When examining the leafless canopy, look for broken, damaged and dead branches, decay cavities, rubbing and crossing branches, and weakly attached branches that form a "V" type union. It might seem difficult at first, but soon you will begin to see branches that don't have buds or the bark is sloughing off, which are pretty good signs that the branch is dead. Following some of the recent storms, including hurricane Sandy, there might be broken branches that are still hanging in the tree that should be removed before they fall out and cause damage. Look for splits or cracks in branches and cavities in the trunk or large branches.

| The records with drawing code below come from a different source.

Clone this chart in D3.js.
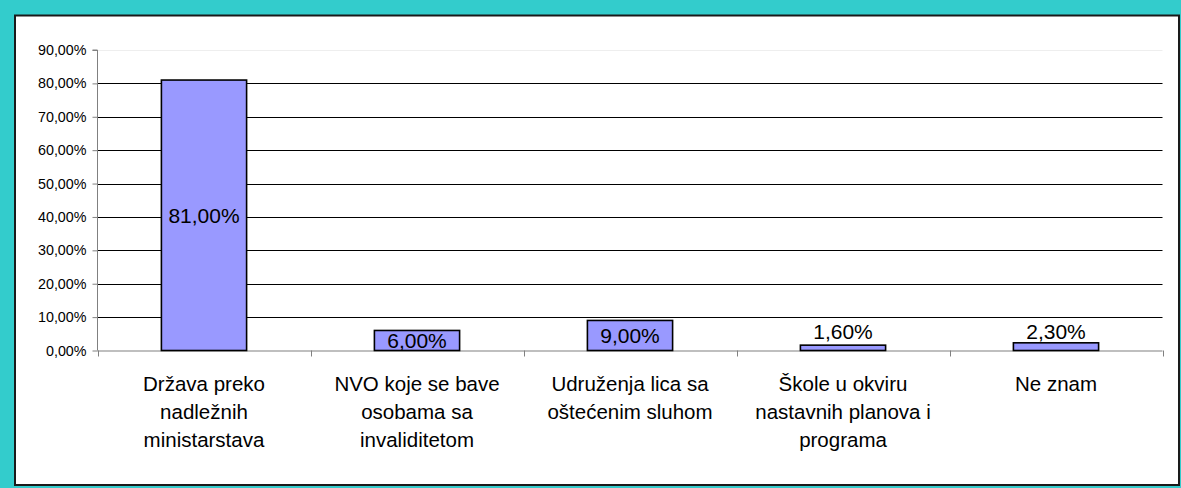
<!DOCTYPE html>
<html>
<head>
<meta charset="utf-8">
<script src="https://cdn.jsdelivr.net/npm/d3@7"></script>
<style>
html,body{margin:0;padding:0;background:#33CCCC;}
svg{display:block;font-family:Arial,"Liberation Sans",sans-serif;}
</style>
</head>
<body>
<svg id="chart" width="1181" height="488"></svg>
<script>
const categories = [
  "Država preko nadležnih ministarstava",
  "NVO koje se bave osobama sa invaliditetom",
  "Udruženja lica sa oštećenim sluhom",
  "Škole u okviru nastavnih planova i programa",
  "Ne znam"
];
const categoryLines = [
  ["Država preko", "nadležnih", "ministarstava"],
  ["NVO koje se bave", "osobama sa", "invaliditetom"],
  ["Udruženja lica sa", "oštećenim sluhom"],
  ["Škole u okviru", "nastavnih planova i", "programa"],
  ["Ne znam"]
];
const values = [81.0, 6.0, 9.0, 1.6, 2.3];
const valueLabels = ["81,00%", "6,00%", "9,00%", "1,60%", "2,30%"];
const yTicks = [0, 10, 20, 30, 40, 50, 60, 70, 80, 90];
const yTickLabels = ["0,00%", "10,00%", "20,00%", "30,00%", "40,00%", "50,00%", "60,00%", "70,00%", "80,00%", "90,00%"];

const svg = d3.select("#chart");
svg.append("rect").attr("x", 0).attr("y", 0).attr("width", 1181).attr("height", 488).attr("fill", "#33CCCC");
svg.append("rect").attr("x", 15).attr("y", 15.5).attr("width", 1164).attr("height", 469.5)
  .attr("fill", "#ffffff").attr("stroke", "#1a1a1a").attr("stroke-width", 2);

const pLeft = 97.5, pRight = 1162.5, pTop = 50, pBottom = 350.5;
const x = d3.scaleBand().domain(categories).range([pLeft, pRight]).paddingInner(0.6).paddingOuter(0.3);
const y = d3.scaleLinear().domain([0, 90]).range([pBottom, pTop]);

// gridlines
svg.append("g").selectAll("line").data(yTicks.filter(t => t > 0)).join("line")
  .attr("x1", pLeft).attr("x2", pRight)
  .attr("y1", d => Math.round(y(d)) + 0.5).attr("y2", d => Math.round(y(d)) + 0.5)
  .attr("stroke", d => d === 90 ? "#eeeeee" : "#000000").attr("stroke-width", 1);

// y axis
const yAxis = d3.axisLeft(y).tickValues(yTicks).tickSize(5).tickPadding(6)
  .tickFormat((d, i) => yTickLabels[i]);
const gy = svg.append("g").attr("transform", `translate(${pLeft},0)`).call(yAxis);
gy.select(".domain").attr("stroke", "#808080").attr("d", `M-5,${pTop}H0V${pBottom}`);
gy.selectAll(".tick line").attr("stroke", "#808080");
gy.selectAll(".tick text").attr("font-size", "14.3px").attr("fill", "#000").attr("font-family", "Arial, 'Liberation Sans', sans-serif");

// x axis
const step = x.step();
const bounds = d3.range(categories.length + 1).map(i => pLeft + i * step);
svg.append("line").attr("x1", pLeft).attr("x2", pRight).attr("y1", pBottom + 0.5).attr("y2", pBottom + 0.5)
  .attr("stroke", "#808080").attr("stroke-width", 1.2);
svg.append("g").selectAll("line").data(bounds).join("line")
  .attr("x1", d => Math.round(d) + 0.5).attr("x2", d => Math.round(d) + 0.5)
  .attr("y1", pBottom).attr("y2", pBottom + 6)
  .attr("stroke", "#808080");

// bars
svg.append("g").selectAll("rect").data(values).join("rect")
  .attr("x", (d, i) => x(categories[i]))
  .attr("y", d => y(d))
  .attr("width", x.bandwidth())
  .attr("height", d => pBottom - y(d))
  .attr("fill", "#9999FF").attr("stroke", "#000").attr("stroke-width", 1.6);

// value labels
const lblSize = 21;
svg.append("g").selectAll("text").data(values).join("text")
  .attr("x", (d, i) => x(categories[i]) + x.bandwidth() / 2)
  .attr("y", d => {
    const h = pBottom - y(d);
    if (h < 15) return pBottom - 12;
    return (y(d) + pBottom) / 2 + 0.36 * lblSize;
  })
  .attr("text-anchor", "middle").attr("font-size", lblSize + "px").attr("fill", "#000")
  .text((d, i) => valueLabels[i]);

// category labels
const catSize = 20.5, lineH = 28;
const cg = svg.append("g").selectAll("text").data(categoryLines).join("text")
  .attr("x", (d, i) => x(categories[i]) + x.bandwidth() / 2)
  .attr("y", 391)
  .attr("text-anchor", "middle").attr("font-size", catSize + "px").attr("fill", "#000");
cg.selectAll("tspan").data(d => d).join("tspan")
  .attr("x", function() { return d3.select(this.parentNode).attr("x"); })
  .attr("dy", (d, i) => i === 0 ? 0 : lineH)
  .text(d => d);
</script>
</body>
</html>
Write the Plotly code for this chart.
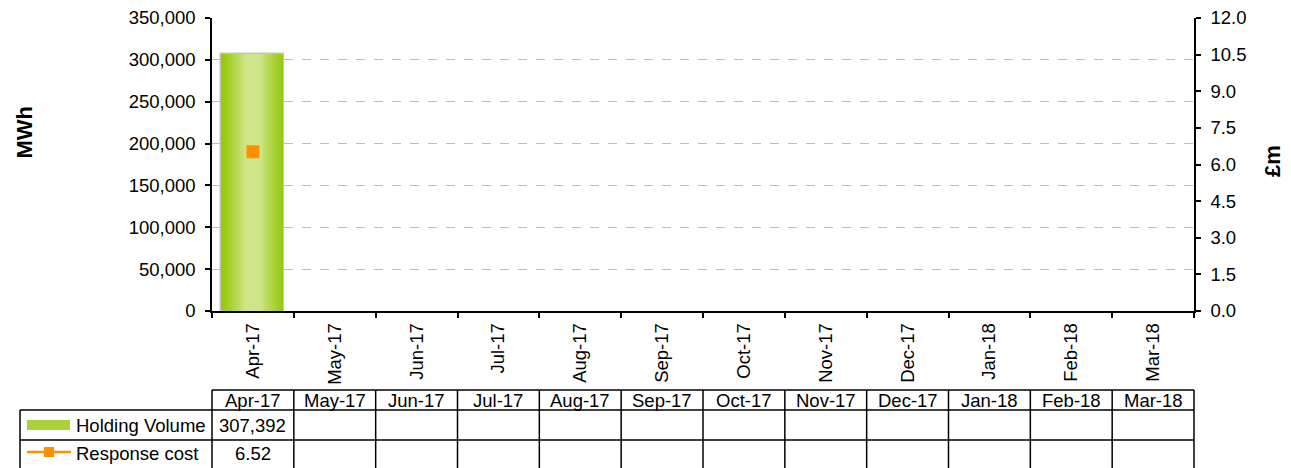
import plotly.graph_objects as go

months = ['Apr-17', 'May-17', 'Jun-17', 'Jul-17', 'Aug-17', 'Sep-17',
          'Oct-17', 'Nov-17', 'Dec-17', 'Jan-18', 'Feb-18', 'Mar-18']
holding_volume = [307392, None, None, None, None, None, None, None, None, None, None, None]
response_cost = [6.52, None, None, None, None, None, None, None, None, None, None, None]
mwh_ticks = [0, 50000, 100000, 150000, 200000, 250000, 300000, 350000]
gbp_ticks = [0.0, 1.5, 3.0, 4.5, 6.0, 7.5, 9.0, 10.5, 12.0]

FONT = "Liberation Sans, Arial, sans-serif"
FS = 18.5
OFF = 8  # page body margin
W, H = 1291 - OFF, 468 - OFF
L, T = 212 - OFF, 18 - OFF
PW, PH = 982, 293
R = W - L - PW
B = H - T - PH


def py(Y):
    return (T + PH - (Y - OFF)) / PH


def px(X):
    return ((X - OFF) - L) / PW


def hexmix(c1, c2, t):
    a = [int(c1[i:i + 2], 16) for i in (1, 3, 5)]
    b = [int(c2[i:i + 2], 16) for i in (1, 3, 5)]
    return "#" + "".join(f"{round(a[j] + (b[j] - a[j]) * t):02x}" for j in range(3))


fig = go.Figure()

# Bar with horizontal gradient (layered overlaid bars)
N = 14
bw = 0.77
edge, centre = "#98c910", "#cfe58a"
for k in range(N):
    t = k / (N - 1)
    w = bw * (1 - 0.75 * t)
    fig.add_trace(go.Bar(
        x=months, y=holding_volume, width=w,
        marker=dict(color=hexmix(edge, centre, t ** 1.2),
                    line=dict(color="#c4c4bc" if k == 0 else "rgba(0,0,0,0)",
                              width=1.5 if k == 0 else 0)),
        name="Holding Volume", showlegend=False,
    ))

fig.add_trace(go.Scatter(
    x=months, y=response_cost, yaxis="y2", mode="lines+markers",
    marker=dict(symbol="square", size=13, color="#ff9000"),
    line=dict(color="#ff9000", width=2.5),
    name="Response cost", showlegend=False,
))

shapes = []
line = dict(color="black", width=1.5)
shapes.append(dict(type="line", xref="paper", yref="paper", x0=0, x1=1, y0=py(390), y1=py(390), line=line))
for Y in (410, 440, 470):
    shapes.append(dict(type="line", xref="paper", yref="paper", x0=px(20), x1=1, y0=py(Y), y1=py(Y), line=line))
shapes.append(dict(type="line", xref="paper", yref="paper", x0=px(20), x1=px(20), y0=py(410), y1=py(470), line=line))
for i in range(len(months) + 1):
    xp = i / len(months)
    shapes.append(dict(type="line", xref="paper", yref="paper", x0=xp, x1=xp, y0=py(390), y1=py(470), line=line))
# legend keys
shapes.append(dict(type="rect", xref="paper", yref="paper", x0=px(27), x1=px(70), y0=py(430), y1=py(420),
                   fillcolor="#a9d336", line=dict(width=0)))
shapes.append(dict(type="line", xref="paper", yref="paper", x0=px(27), x1=px(71), y0=py(452), y1=py(452),
                   line=dict(color="#ff9000", width=2.5)))
shapes.append(dict(type="rect", xref="paper", yref="paper", x0=px(44), x1=px(54), y0=py(457), y1=py(447),
                   fillcolor="#ff9000", line=dict(width=0)))

ann = []
tf = dict(family=FONT, size=FS, color="black")
for i, m in enumerate(months):
    xc = (i + 0.5) / len(months)
    ann.append(dict(x=xc, y=py(400), xref="paper", yref="paper", text=m, showarrow=False, font=tf,
                    xanchor="center", yanchor="middle"))
    if holding_volume[i] is not None:
        ann.append(dict(x=xc, y=py(425), xref="paper", yref="paper", text=f"{holding_volume[i]:,}",
                        showarrow=False, font=tf, xanchor="center", yanchor="middle"))
    if response_cost[i] is not None:
        ann.append(dict(x=xc, y=py(453), xref="paper", yref="paper", text=f"{response_cost[i]:.2f}",
                        showarrow=False, font=tf, xanchor="center", yanchor="middle"))
ann.append(dict(x=px(74), y=py(425), xref="paper", yref="paper", text="Holding Volume", showarrow=False,
                font=tf, xanchor="left", yanchor="middle"))
ann.append(dict(x=px(74), y=py(453), xref="paper", yref="paper", text="Response cost", showarrow=False,
                font=tf, xanchor="left", yanchor="middle"))
ann.append(dict(x=px(9), y=py(132), xref="paper", yref="paper", text="<b>MWh</b>", showarrow=False,
                textangle=-90, font=dict(family=FONT, size=22, color="black"), xanchor="left", yanchor="middle"))
ann.append(dict(x=px(1272), y=py(161), xref="paper", yref="paper", text="<b>£m</b>", showarrow=False,
                textangle=-90, font=dict(family=FONT, size=22, color="black"), xanchor="center", yanchor="middle"))

fig.update_layout(
    width=W, height=H,
    margin=dict(l=L, r=R, t=T, b=B, autoexpand=False),
    paper_bgcolor="white", plot_bgcolor="white",
    barmode="overlay", bargap=0,
    font=tf,
    showlegend=False,
    xaxis=dict(type="category", categoryorder="array", categoryarray=months,
               range=[-0.5, len(months) - 0.5],
               tickangle=-90, ticks="outside", tickson="boundaries", ticklen=5, tickwidth=1.5,
               tickcolor="black", showline=True, linecolor="black", linewidth=1.5,
               showgrid=False, tickfont=tf, fixedrange=True, ticklabelstandoff=3),
    yaxis=dict(range=[0, 350000], tickmode="array", tickvals=mwh_ticks,
               ticktext=[f"{v:,}" for v in mwh_ticks],
               ticks="outside", ticklen=5, tickwidth=1.5, tickcolor="black",
               showline=True, linecolor="black", linewidth=1.5,
               showgrid=True, gridcolor="#bdbdbd", griddash="dash", gridwidth=1,
               zeroline=False, tickfont=tf, ticklabelstandoff=6, ticklabeloverflow="allow"),
    yaxis2=dict(range=[0, 12], overlaying="y", side="right", tickmode="array", tickvals=gbp_ticks,
                ticktext=[f"{v:.1f}" for v in gbp_ticks],
                ticks="outside", ticklen=5, tickwidth=1.5, tickcolor="black",
                showline=True, linecolor="black", linewidth=1.5,
                showgrid=False, zeroline=False, tickfont=tf, ticklabelstandoff=6,
                ticklabeloverflow="allow"),
    shapes=shapes,
    annotations=ann,
)

fig.write_html("out.html")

Co-dominant stems are formed when two branches that are about the same diameter come together to form a tight V shaped union. Over time these two stems will get larger in diameter, applying pressure to each other until one stem breaks out, usually in a storm or high wind event. These tight V unions are not as strong as smaller branches that are attached with something called a branch collar. These branches tend to be growing at a 45 degree angle to the trunk and are tightly held in place by branch collars, formed by trunk wood. It is best to remove one of the co-dominant stems when the tree is young or the branch is small.
Once you evaluated your trees in the winter, you might decide they need to be pruned, either by a professional arborist or yourself, as long as you can do that safely (never climb a tree unless you have been trained to do this work and are using ropes and safety equipment). Winter is a good time to prune because we can see branch structure, insects and diseases are not present, and the tree will devote some of its stored energy into closing the pruning wounds in the spring as it begins to grow. Some worry about species that "bleed" when pruned in the winter, but it is only sap flowing from species such as maple, birch, beech and elm and it does not harm the tree.
Winter is also a good time to have an arborist evaluate and prune your trees because it is their slower season. Who knows, you might even get a better price during the winter months. Just make sure you find someone who is knowledgeable, like an ISA Certified Arborist, and will not "top", "over thin", or damage your tree.